--- BEGIN ---
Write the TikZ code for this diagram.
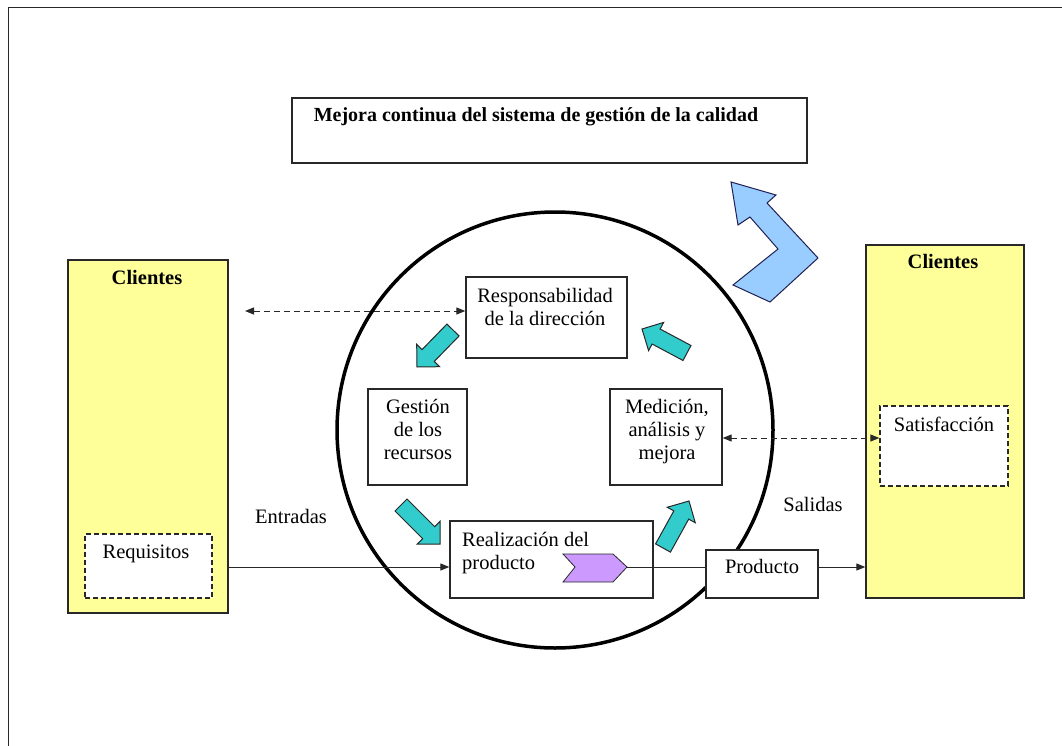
\documentclass[tikz,border=0pt]{standalone}
\usepackage{fontspec}
\setmainfont{Liberation Serif}
\usetikzlibrary{calc,arrows.meta}

\definecolor{clientyellow}{RGB}{255,255,153}
\definecolor{cycleteal}{RGB}{51,204,204}
\definecolor{improveblue}{RGB}{153,204,255}
\definecolor{chevronlilac}{RGB}{204,153,255}
\definecolor{edgegray}{RGB}{40,40,40}

\tikzset{
  box/.style={draw=edgegray, line width=1.3pt, fill=white, inner sep=0pt},
  clientbox/.style={box, fill=clientyellow},
  dashbox/.style={box, dash pattern=on 5pt off 3pt},
  txt/.style={font=\fontsize{20.5}{23}\selectfont, inner sep=0pt, align=center},
  heading/.style={font=\fontsize{20.5}{23}\selectfont\bfseries, inner sep=0pt},
  plainline/.style={draw=edgegray, line width=1pt},
  flow/.style={plainline, -{Triangle[length=9pt,width=7pt]}},
  link/.style={plainline, dash pattern=on 6pt off 4pt,
    {Triangle[length=9pt,width=7pt]}-{Triangle[length=9pt,width=7pt]}},
  blockarrow/.style={draw=edgegray, line width=1pt, fill=cycleteal, line join=miter},
  improvearrow/.style={draw=edgegray!80!blue, line width=1pt, fill=improveblue, line join=miter},
  chevron/.style={draw=edgegray, line width=0.8pt, fill=chevronlilac},
}

% block arrow from tail #2 to tip #3, named by prefix #1
\newcommand\cyclearrow[3]{%
  \coordinate (#1-t) at #2;
  \coordinate (#1-p) at #3;
  \coordinate (#1-h) at ($(#1-p)!16pt!(#1-t)$);
  \draw[blockarrow]
    ($(#1-t)!8.5pt!90:(#1-p)$) -- ($(#1-h)!8.5pt!-90:(#1-t)$) --
    ($(#1-h)!16pt!-90:(#1-t)$) -- (#1-p) --
    ($(#1-h)!16pt!90:(#1-t)$) -- ($(#1-h)!8.5pt!90:(#1-t)$) --
    ($(#1-t)!8.5pt!-90:(#1-p)$) -- cycle;
}

\begin{document}
\begin{tikzpicture}[x=1pt,y=-1pt]
\useasboundingbox (0,0) rectangle (1062,746);
\fill[white] (0,0) rectangle (1062,746);

% page frame
\draw[edgegray, line width=1.3pt] (8.5,746) -- (8.5,7.5) -- (1062,7.5);

% title
\node[box, minimum width=515pt, minimum height=65pt] (titlebox) at (549.5,130.5) {};
\node[heading, font=\fontsize{20}{23}\selectfont\bfseries, anchor=base] (title) at (536,122)
  {Mejora continua del sistema de gestión de la calidad};

% process cycle
\node[draw=black, circle, line width=3.5pt, minimum size=436pt, inner sep=0pt] (cycle) at (555,430) {};

% customers (input side)
\node[clientbox, minimum width=160pt, minimum height=353pt] (lclients) at (148,436.5) {};
\node[heading, anchor=base] (lclientslbl) at (147,284) {Clientes};
\node[dashbox, minimum width=127pt, minimum height=64pt] (requisitos) at (148.5,566) {};
\node[txt, anchor=base] (requisitoslbl) at (146,558) {Requisitos};

% customers (output side)
\node[clientbox, minimum width=158pt, minimum height=353pt] (rclients) at (945,421.5) {};
\node[heading, anchor=base] (rclientslbl) at (943,268) {Clientes};
\node[dashbox, minimum width=128pt, minimum height=80pt] (satisf) at (944,446) {};
\node[txt, anchor=base] (satisflbl) at (944,431) {Satisfacción};

% processes
\node[box, minimum width=161pt, minimum height=81pt] (resp) at (546.5,317.5) {};
\node[txt, anchor=north] (resplbl) at (545,285.9)
  {\strut Responsabilidad\\\strut de la dirección};

\node[box, minimum width=99pt, minimum height=96pt] (gestion) at (417.5,437) {};
\node[txt, anchor=north] (gestionlbl) at (418,396.9)
  {\strut Gestión\\\strut de los\\\strut recursos};

\node[box, minimum width=112pt, minimum height=96pt] (medicion) at (666,437) {};
\node[txt, anchor=north] (medicionlbl) at (667,396.9)
  {\strut Medición,\\\strut análisis y\\\strut mejora};

\node[box, minimum width=203pt, minimum height=77pt] (realiz) at (551.5,559.5) {};
\node[txt, align=left, anchor=north west] (realizlbl) at (462,529.9)
  {\strut Realización del\\\strut producto};

\node[box, minimum width=112pt, minimum height=48pt] (producto) at (762,574) {};
\node[txt, anchor=base] (productolbl) at (762,573) {Producto};

\node[txt, anchor=base] (entradas) at (291,523) {Entradas};
\node[txt, anchor=base] (salidas) at (813,511) {Salidas};

% product marker
\coordinate (chevtip) at (627,567);
\draw[chevron] (563,554) -- (613,554) -- (chevtip) -- (613,582) -- (563,582) -- (575,567) -- cycle;

% main flow
\coordinate (flowrow) at (0,567);
\draw[flow] (lclients.east |- flowrow) -- (realiz.west |- flowrow);
\draw[plainline] (chevtip) -- (producto.west |- flowrow);
\draw[flow] (producto.east |- flowrow) -- (rclients.west |- flowrow);

% information links
\coordinate (respfree) at (245,311);
\draw[link] (respfree) -- (resp.west |- respfree);
\coordinate (satrow) at (0,438);
\draw[link] (medicion.east |- satrow) -- (satisf.west |- satrow);

% cycle arrows
\cyclearrow{a1}{(453,330)}{(417,367)}
\cyclearrow{a2}{(687,353)}{(642,329)}
\cyclearrow{a3}{(401,505)}{(440,544)}
\cyclearrow{a4}{(663,548)}{(689,501)}

% continual improvement arrow
\draw[improvearrow] (731,182) -- (776,195) -- (767,203) -- (818,258) -- (770,302)
  -- (733,285) -- (778,249) -- (750,217) -- (738,225) -- cycle;
\end{tikzpicture}
\end{document}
--- END ---
▸ **Your objective**: Restate the listing above word for word, and skip the pictures.

▸ **The response**:
Write the TikZ code for this diagram.
\documentclass[tikz,border=0pt]{standalone}
\usepackage{fontspec}
\setmainfont{Liberation Serif}
\usetikzlibrary{calc,arrows.meta}

\definecolor{clientyellow}{RGB}{255,255,153}
\definecolor{cycleteal}{RGB}{51,204,204}
\definecolor{improveblue}{RGB}{153,204,255}
\definecolor{chevronlilac}{RGB}{204,153,255}
\definecolor{edgegray}{RGB}{40,40,40}

\tikzset{
  box/.style={draw=edgegray, line width=1.3pt, fill=white, inner sep=0pt},
  clientbox/.style={box, fill=clientyellow},
  dashbox/.style={box, dash pattern=on 5pt off 3pt},
  txt/.style={font=\fontsize{20.5}{23}\selectfont, inner sep=0pt, align=center},
  heading/.style={font=\fontsize{20.5}{23}\selectfont\bfseries, inner sep=0pt},
  plainline/.style={draw=edgegray, line width=1pt},
  flow/.style={plainline, -{Triangle[length=9pt,width=7pt]}},
  link/.style={plainline, dash pattern=on 6pt off 4pt,
    {Triangle[length=9pt,width=7pt]}-{Triangle[length=9pt,width=7pt]}},
  blockarrow/.style={draw=edgegray, line width=1pt, fill=cycleteal, line join=miter},
  improvearrow/.style={draw=edgegray!80!blue, line width=1pt, fill=improveblue, line join=miter},
  chevron/.style={draw=edgegray, line width=0.8pt, fill=chevronlilac},
}

% block arrow from tail #2 to tip #3, named by prefix #1
\newcommand\cyclearrow[3]{%
  \coordinate (#1-t) at #2;
  \coordinate (#1-p) at #3;
  \coordinate (#1-h) at ($(#1-p)!16pt!(#1-t)$);
  \draw[blockarrow]
    ($(#1-t)!8.5pt!90:(#1-p)$) -- ($(#1-h)!8.5pt!-90:(#1-t)$) --
    ($(#1-h)!16pt!-90:(#1-t)$) -- (#1-p) --
    ($(#1-h)!16pt!90:(#1-t)$) -- ($(#1-h)!8.5pt!90:(#1-t)$) --
    ($(#1-t)!8.5pt!-90:(#1-p)$) -- cycle;
}

\begin{document}
\begin{tikzpicture}[x=1pt,y=-1pt]
\useasboundingbox (0,0) rectangle (1062,746);
\fill[white] (0,0) rectangle (1062,746);

% page frame
\draw[edgegray, line width=1.3pt] (8.5,746) -- (8.5,7.5) -- (1062,7.5);

% title
\node[box, minimum width=515pt, minimum height=65pt] (titlebox) at (549.5,130.5) {};
\node[heading, font=\fontsize{20}{23}\selectfont\bfseries, anchor=base] (title) at (536,122)
  {Mejora continua del sistema de gestión de la calidad};

% process cycle
\node[draw=black, circle, line width=3.5pt, minimum size=436pt, inner sep=0pt] (cycle) at (555,430) {};

% customers (input side)
\node[clientbox, minimum width=160pt, minimum height=353pt] (lclients) at (148,436.5) {};
\node[heading, anchor=base] (lclientslbl) at (147,284) {Clientes};
\node[dashbox, minimum width=127pt, minimum height=64pt] (requisitos) at (148.5,566) {};
\node[txt, anchor=base] (requisitoslbl) at (146,558) {Requisitos};

% customers (output side)
\node[clientbox, minimum width=158pt, minimum height=353pt] (rclients) at (945,421.5) {};
\node[heading, anchor=base] (rclientslbl) at (943,268) {Clientes};
\node[dashbox, minimum width=128pt, minimum height=80pt] (satisf) at (944,446) {};
\node[txt, anchor=base] (satisflbl) at (944,431) {Satisfacción};

% processes
\node[box, minimum width=161pt, minimum height=81pt] (resp) at (546.5,317.5) {};
\node[txt, anchor=north] (resplbl) at (545,285.9)
  {\strut Responsabilidad\\\strut de la dirección};

\node[box, minimum width=99pt, minimum height=96pt] (gestion) at (417.5,437) {};
\node[txt, anchor=north] (gestionlbl) at (418,396.9)
  {\strut Gestión\\\strut de los\\\strut recursos};

\node[box, minimum width=112pt, minimum height=96pt] (medicion) at (666,437) {};
\node[txt, anchor=north] (medicionlbl) at (667,396.9)
  {\strut Medición,\\\strut análisis y\\\strut mejora};

\node[box, minimum width=203pt, minimum height=77pt] (realiz) at (551.5,559.5) {};
\node[txt, align=left, anchor=north west] (realizlbl) at (462,529.9)
  {\strut Realización del\\\strut producto};

\node[box, minimum width=112pt, minimum height=48pt] (producto) at (762,574) {};
\node[txt, anchor=base] (productolbl) at (762,573) {Producto};

\node[txt, anchor=base] (entradas) at (291,523) {Entradas};
\node[txt, anchor=base] (salidas) at (813,511) {Salidas};

% product marker
\coordinate (chevtip) at (627,567);
\draw[chevron] (563,554) -- (613,554) -- (chevtip) -- (613,582) -- (563,582) -- (575,567) -- cycle;

% main flow
\coordinate (flowrow) at (0,567);
\draw[flow] (lclients.east |- flowrow) -- (realiz.west |- flowrow);
\draw[plainline] (chevtip) -- (producto.west |- flowrow);
\draw[flow] (producto.east |- flowrow) -- (rclients.west |- flowrow);

% information links
\coordinate (respfree) at (245,311);
\draw[link] (respfree) -- (resp.west |- respfree);
\coordinate (satrow) at (0,438);
\draw[link] (medicion.east |- satrow) -- (satisf.west |- satrow);

% cycle arrows
\cyclearrow{a1}{(453,330)}{(417,367)}
\cyclearrow{a2}{(687,353)}{(642,329)}
\cyclearrow{a3}{(401,505)}{(440,544)}
\cyclearrow{a4}{(663,548)}{(689,501)}

% continual improvement arrow
\draw[improvearrow] (731,182) -- (776,195) -- (767,203) -- (818,258) -- (770,302)
  -- (733,285) -- (778,249) -- (750,217) -- (738,225) -- cycle;
\end{tikzpicture}
\end{document}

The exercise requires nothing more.